▶ [TASK DIRECTIONS]
Please copy out exactly, and only, the lines between the line with "Recreate this image as a web" and the line with "r50TPR, r101TPR, vggTPR];", both included. Pictures are to be omitted.

======== THE RECORDS ========

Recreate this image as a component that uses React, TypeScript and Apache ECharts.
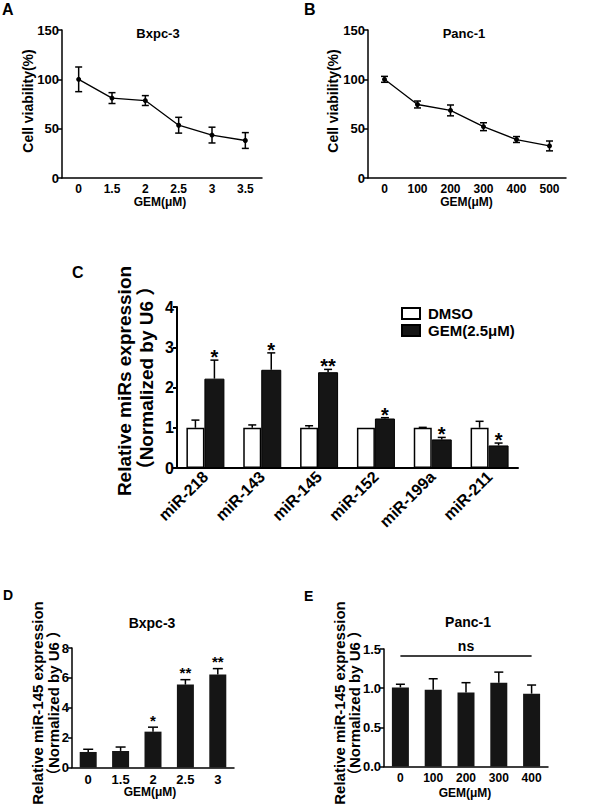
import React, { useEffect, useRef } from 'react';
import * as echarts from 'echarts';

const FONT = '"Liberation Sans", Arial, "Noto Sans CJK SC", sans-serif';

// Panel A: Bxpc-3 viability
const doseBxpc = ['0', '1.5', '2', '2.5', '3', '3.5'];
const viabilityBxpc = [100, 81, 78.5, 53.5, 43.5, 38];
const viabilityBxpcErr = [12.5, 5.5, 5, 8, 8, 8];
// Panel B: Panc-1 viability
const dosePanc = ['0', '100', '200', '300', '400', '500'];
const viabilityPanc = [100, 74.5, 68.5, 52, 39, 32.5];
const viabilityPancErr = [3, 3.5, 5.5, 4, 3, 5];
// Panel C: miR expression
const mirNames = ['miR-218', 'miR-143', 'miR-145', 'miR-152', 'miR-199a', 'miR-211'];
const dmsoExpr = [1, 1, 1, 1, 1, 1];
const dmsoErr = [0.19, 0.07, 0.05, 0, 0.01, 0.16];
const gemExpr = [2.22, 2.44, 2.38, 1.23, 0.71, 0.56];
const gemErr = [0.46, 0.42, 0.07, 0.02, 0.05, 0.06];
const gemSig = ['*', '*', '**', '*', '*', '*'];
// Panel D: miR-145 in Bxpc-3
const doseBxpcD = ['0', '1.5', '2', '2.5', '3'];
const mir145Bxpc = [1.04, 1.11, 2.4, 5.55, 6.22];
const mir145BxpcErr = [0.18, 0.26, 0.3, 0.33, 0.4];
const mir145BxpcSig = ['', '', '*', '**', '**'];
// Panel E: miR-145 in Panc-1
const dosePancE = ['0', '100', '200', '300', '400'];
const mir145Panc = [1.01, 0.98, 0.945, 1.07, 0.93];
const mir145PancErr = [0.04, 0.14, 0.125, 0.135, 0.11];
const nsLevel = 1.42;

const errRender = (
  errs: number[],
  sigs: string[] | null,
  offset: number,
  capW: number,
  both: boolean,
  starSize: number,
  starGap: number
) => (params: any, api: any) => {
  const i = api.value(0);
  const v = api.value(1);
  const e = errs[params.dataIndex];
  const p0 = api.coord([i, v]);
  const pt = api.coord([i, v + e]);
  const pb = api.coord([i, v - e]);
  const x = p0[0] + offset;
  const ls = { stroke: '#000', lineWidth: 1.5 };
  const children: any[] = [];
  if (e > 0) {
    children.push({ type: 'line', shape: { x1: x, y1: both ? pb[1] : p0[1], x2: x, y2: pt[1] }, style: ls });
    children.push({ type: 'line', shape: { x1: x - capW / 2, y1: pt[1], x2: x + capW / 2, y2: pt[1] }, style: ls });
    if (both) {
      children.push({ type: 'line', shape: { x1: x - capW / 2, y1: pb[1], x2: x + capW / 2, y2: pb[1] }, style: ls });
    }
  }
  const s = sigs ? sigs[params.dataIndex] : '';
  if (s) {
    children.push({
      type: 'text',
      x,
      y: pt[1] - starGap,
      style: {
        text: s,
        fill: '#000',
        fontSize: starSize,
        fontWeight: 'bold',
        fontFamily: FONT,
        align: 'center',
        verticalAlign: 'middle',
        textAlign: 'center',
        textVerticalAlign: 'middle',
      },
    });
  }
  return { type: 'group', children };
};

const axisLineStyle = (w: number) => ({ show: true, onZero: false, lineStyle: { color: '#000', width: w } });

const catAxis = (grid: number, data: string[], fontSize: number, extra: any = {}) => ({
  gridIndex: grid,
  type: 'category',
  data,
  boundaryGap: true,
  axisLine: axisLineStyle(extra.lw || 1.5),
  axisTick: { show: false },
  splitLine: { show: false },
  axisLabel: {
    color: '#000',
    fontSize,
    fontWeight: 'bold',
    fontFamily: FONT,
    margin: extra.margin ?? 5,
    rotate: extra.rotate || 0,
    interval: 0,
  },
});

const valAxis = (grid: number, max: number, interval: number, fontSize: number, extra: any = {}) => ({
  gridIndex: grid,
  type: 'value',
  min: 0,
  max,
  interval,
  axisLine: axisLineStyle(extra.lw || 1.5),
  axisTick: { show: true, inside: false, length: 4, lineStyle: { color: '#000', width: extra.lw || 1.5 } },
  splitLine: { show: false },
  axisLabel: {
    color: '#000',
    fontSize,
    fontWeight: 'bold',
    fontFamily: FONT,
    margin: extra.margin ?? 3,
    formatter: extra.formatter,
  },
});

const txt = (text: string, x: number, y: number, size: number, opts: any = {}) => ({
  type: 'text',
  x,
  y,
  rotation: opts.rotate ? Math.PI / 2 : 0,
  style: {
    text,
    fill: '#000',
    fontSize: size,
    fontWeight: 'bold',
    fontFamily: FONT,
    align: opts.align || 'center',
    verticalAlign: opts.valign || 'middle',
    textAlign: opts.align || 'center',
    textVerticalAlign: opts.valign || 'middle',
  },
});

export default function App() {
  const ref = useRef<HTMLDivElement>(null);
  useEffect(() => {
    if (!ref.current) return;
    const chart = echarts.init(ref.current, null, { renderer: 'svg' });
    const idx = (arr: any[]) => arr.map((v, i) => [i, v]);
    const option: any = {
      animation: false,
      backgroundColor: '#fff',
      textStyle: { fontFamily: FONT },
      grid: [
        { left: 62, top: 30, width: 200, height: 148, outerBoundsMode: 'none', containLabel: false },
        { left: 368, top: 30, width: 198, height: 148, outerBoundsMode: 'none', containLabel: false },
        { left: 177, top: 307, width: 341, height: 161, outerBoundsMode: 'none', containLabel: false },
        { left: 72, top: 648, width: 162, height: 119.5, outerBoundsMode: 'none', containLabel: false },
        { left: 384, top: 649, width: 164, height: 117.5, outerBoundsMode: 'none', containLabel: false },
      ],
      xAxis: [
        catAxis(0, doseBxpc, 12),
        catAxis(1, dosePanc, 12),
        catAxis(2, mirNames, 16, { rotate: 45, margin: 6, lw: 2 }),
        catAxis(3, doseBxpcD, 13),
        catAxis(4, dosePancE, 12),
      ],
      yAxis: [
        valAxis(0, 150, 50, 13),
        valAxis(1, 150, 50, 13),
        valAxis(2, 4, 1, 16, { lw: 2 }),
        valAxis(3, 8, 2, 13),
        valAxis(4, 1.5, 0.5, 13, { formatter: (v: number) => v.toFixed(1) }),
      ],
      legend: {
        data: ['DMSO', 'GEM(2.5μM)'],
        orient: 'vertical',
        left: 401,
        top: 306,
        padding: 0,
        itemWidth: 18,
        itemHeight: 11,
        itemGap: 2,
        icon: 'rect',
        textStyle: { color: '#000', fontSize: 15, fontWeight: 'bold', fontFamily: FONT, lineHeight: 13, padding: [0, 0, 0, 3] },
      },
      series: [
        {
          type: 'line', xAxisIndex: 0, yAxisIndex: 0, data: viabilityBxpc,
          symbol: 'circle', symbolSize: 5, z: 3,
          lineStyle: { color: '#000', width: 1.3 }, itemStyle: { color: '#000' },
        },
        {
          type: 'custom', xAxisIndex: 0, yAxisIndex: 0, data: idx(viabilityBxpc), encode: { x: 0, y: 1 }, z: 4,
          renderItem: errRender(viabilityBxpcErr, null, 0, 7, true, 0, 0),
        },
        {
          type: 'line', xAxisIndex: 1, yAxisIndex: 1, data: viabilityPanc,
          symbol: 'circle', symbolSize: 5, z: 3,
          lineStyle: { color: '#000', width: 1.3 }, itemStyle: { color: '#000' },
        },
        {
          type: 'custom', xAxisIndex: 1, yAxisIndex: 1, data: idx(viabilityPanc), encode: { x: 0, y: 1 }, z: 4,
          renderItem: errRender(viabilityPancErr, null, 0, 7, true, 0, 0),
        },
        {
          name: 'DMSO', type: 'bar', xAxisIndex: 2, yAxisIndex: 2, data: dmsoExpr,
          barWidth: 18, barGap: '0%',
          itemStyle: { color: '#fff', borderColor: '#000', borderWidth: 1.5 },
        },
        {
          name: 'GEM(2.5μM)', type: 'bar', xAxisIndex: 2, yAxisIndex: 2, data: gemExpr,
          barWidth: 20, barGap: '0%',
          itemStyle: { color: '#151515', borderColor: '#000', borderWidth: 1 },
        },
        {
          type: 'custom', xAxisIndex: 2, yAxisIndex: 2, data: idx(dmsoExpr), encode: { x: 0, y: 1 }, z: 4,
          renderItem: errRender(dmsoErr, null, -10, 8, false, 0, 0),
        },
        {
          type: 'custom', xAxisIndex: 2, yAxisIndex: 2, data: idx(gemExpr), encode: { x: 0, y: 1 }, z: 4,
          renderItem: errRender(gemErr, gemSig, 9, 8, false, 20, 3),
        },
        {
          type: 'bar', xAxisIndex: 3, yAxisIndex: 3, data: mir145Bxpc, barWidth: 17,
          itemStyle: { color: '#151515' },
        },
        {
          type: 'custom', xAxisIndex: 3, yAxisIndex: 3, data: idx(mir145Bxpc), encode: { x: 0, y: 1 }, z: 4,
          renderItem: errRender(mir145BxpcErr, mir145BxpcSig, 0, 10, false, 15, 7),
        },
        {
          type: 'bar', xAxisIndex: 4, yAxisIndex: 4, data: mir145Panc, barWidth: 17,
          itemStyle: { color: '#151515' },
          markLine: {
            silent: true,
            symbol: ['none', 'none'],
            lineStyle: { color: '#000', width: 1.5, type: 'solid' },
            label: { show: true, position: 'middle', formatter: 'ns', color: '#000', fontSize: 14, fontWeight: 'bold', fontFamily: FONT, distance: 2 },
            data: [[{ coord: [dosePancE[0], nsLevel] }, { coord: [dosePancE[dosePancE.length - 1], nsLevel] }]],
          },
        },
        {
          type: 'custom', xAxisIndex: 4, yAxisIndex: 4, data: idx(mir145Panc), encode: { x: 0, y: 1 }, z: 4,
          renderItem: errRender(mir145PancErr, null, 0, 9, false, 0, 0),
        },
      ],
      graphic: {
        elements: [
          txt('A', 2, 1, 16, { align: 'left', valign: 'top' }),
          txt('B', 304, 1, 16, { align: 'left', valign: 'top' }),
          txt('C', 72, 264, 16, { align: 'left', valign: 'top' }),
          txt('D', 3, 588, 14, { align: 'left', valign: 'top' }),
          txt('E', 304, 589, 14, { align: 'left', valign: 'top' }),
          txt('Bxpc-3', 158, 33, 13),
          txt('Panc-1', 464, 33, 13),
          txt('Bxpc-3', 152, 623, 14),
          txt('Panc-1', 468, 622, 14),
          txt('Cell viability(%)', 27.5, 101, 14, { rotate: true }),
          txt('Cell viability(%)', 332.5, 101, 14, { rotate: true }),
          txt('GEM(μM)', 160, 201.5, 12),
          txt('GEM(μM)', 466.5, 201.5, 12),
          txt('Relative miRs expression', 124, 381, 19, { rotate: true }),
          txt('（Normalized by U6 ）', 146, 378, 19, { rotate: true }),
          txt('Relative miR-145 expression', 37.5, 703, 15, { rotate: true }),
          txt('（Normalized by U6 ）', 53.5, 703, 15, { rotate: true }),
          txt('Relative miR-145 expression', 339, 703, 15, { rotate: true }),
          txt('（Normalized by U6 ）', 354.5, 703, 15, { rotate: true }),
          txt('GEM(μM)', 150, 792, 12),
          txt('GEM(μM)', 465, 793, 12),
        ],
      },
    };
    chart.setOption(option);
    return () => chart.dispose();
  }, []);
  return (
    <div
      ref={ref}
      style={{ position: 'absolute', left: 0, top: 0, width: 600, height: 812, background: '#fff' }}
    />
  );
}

========
======== THE RECORDS ========

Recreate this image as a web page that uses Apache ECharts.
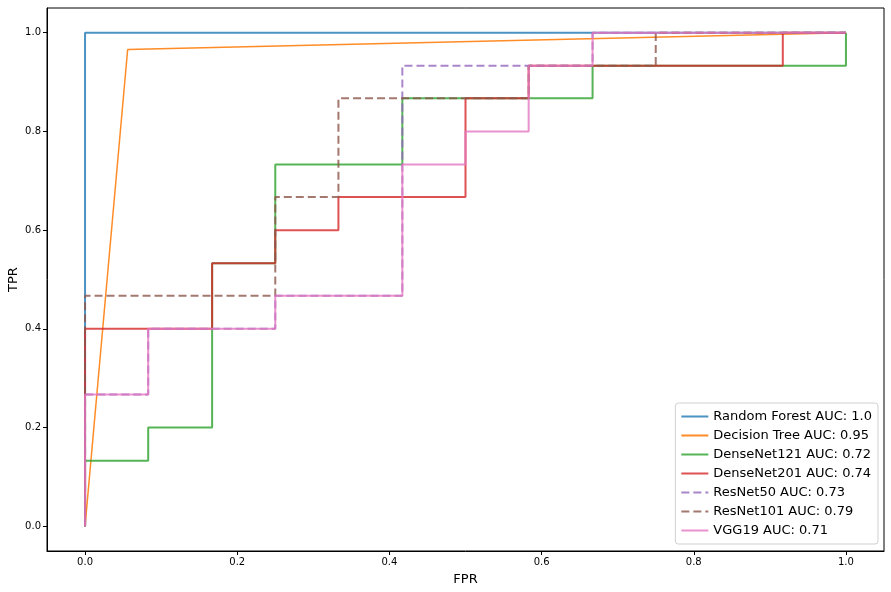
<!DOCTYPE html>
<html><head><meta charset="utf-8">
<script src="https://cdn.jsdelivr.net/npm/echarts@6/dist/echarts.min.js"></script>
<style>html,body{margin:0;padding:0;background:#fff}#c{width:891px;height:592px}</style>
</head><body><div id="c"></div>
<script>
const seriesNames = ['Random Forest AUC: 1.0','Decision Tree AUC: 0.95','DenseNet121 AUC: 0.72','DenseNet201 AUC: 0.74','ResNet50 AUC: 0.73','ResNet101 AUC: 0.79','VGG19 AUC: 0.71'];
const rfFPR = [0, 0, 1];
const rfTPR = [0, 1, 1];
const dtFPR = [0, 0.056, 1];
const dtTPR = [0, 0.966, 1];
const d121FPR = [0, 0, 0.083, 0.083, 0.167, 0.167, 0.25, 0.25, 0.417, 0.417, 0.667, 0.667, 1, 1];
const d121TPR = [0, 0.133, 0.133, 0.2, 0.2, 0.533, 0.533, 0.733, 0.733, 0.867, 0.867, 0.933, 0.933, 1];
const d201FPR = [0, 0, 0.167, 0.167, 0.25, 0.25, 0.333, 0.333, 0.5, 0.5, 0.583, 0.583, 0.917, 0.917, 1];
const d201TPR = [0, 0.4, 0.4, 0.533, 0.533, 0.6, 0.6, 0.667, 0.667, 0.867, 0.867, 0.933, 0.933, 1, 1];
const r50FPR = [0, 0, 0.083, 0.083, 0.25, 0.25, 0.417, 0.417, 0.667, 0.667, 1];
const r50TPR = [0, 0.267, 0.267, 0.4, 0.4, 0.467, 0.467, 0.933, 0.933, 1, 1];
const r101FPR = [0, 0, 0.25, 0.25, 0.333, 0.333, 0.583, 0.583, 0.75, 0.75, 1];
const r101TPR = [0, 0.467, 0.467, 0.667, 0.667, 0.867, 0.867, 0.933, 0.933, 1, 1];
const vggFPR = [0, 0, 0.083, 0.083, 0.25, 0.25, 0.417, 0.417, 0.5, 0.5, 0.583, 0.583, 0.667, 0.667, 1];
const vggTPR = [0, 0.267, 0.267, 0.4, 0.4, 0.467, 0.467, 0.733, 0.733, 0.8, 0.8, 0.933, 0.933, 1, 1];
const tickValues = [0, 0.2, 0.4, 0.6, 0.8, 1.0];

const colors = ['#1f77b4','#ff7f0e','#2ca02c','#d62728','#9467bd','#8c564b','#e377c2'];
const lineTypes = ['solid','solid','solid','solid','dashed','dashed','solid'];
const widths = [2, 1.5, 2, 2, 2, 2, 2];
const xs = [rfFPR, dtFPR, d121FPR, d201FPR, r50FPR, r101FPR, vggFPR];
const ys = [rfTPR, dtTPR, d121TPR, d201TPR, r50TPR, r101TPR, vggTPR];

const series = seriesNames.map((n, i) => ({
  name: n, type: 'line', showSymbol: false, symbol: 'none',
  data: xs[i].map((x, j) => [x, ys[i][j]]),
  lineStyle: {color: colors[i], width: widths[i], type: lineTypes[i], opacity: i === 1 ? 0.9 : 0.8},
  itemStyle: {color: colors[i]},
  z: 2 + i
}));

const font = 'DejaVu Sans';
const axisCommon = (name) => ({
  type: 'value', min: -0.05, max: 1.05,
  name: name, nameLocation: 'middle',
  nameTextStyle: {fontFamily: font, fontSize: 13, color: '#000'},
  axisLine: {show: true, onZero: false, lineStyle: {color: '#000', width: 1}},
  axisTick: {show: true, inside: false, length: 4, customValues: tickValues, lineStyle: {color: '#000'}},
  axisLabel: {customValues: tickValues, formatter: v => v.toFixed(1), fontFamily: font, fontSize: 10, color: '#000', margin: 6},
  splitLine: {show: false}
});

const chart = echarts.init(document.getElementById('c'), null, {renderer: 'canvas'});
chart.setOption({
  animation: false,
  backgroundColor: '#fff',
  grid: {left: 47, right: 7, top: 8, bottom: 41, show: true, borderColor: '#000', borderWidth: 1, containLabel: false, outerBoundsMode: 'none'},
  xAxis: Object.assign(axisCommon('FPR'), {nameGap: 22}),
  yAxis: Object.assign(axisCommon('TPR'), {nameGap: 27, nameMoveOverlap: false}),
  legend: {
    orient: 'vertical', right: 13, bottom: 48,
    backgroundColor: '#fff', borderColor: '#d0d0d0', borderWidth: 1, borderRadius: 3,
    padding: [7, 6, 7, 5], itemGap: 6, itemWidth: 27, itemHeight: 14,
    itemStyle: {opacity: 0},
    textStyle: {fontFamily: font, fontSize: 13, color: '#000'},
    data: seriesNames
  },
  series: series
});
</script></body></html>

========

▶ [FINISHED EXERCISE]
Recreate this image as a web page that uses Apache ECharts.
<!DOCTYPE html>
<html><head><meta charset="utf-8">
<script src="https://cdn.jsdelivr.net/npm/echarts@6/dist/echarts.min.js"></script>
<style>html,body{margin:0;padding:0;background:#fff}#c{width:891px;height:592px}</style>
</head><body><div id="c"></div>
<script>
const seriesNames = ['Random Forest AUC: 1.0','Decision Tree AUC: 0.95','DenseNet121 AUC: 0.72','DenseNet201 AUC: 0.74','ResNet50 AUC: 0.73','ResNet101 AUC: 0.79','VGG19 AUC: 0.71'];
const rfFPR = [0, 0, 1];
const rfTPR = [0, 1, 1];
const dtFPR = [0, 0.056, 1];
const dtTPR = [0, 0.966, 1];
const d121FPR = [0, 0, 0.083, 0.083, 0.167, 0.167, 0.25, 0.25, 0.417, 0.417, 0.667, 0.667, 1, 1];
const d121TPR = [0, 0.133, 0.133, 0.2, 0.2, 0.533, 0.533, 0.733, 0.733, 0.867, 0.867, 0.933, 0.933, 1];
const d201FPR = [0, 0, 0.167, 0.167, 0.25, 0.25, 0.333, 0.333, 0.5, 0.5, 0.583, 0.583, 0.917, 0.917, 1];
const d201TPR = [0, 0.4, 0.4, 0.533, 0.533, 0.6, 0.6, 0.667, 0.667, 0.867, 0.867, 0.933, 0.933, 1, 1];
const r50FPR = [0, 0, 0.083, 0.083, 0.25, 0.25, 0.417, 0.417, 0.667, 0.667, 1];
const r50TPR = [0, 0.267, 0.267, 0.4, 0.4, 0.467, 0.467, 0.933, 0.933, 1, 1];
const r101FPR = [0, 0, 0.25, 0.25, 0.333, 0.333, 0.583, 0.583, 0.75, 0.75, 1];
const r101TPR = [0, 0.467, 0.467, 0.667, 0.667, 0.867, 0.867, 0.933, 0.933, 1, 1];
const vggFPR = [0, 0, 0.083, 0.083, 0.25, 0.25, 0.417, 0.417, 0.5, 0.5, 0.583, 0.583, 0.667, 0.667, 1];
const vggTPR = [0, 0.267, 0.267, 0.4, 0.4, 0.467, 0.467, 0.733, 0.733, 0.8, 0.8, 0.933, 0.933, 1, 1];
const tickValues = [0, 0.2, 0.4, 0.6, 0.8, 1.0];

const colors = ['#1f77b4','#ff7f0e','#2ca02c','#d62728','#9467bd','#8c564b','#e377c2'];
const lineTypes = ['solid','solid','solid','solid','dashed','dashed','solid'];
const widths = [2, 1.5, 2, 2, 2, 2, 2];
const xs = [rfFPR, dtFPR, d121FPR, d201FPR, r50FPR, r101FPR, vggFPR];
const ys = [rfTPR, dtTPR, d121TPR, d201TPR, r50TPR, r101TPR, vggTPR];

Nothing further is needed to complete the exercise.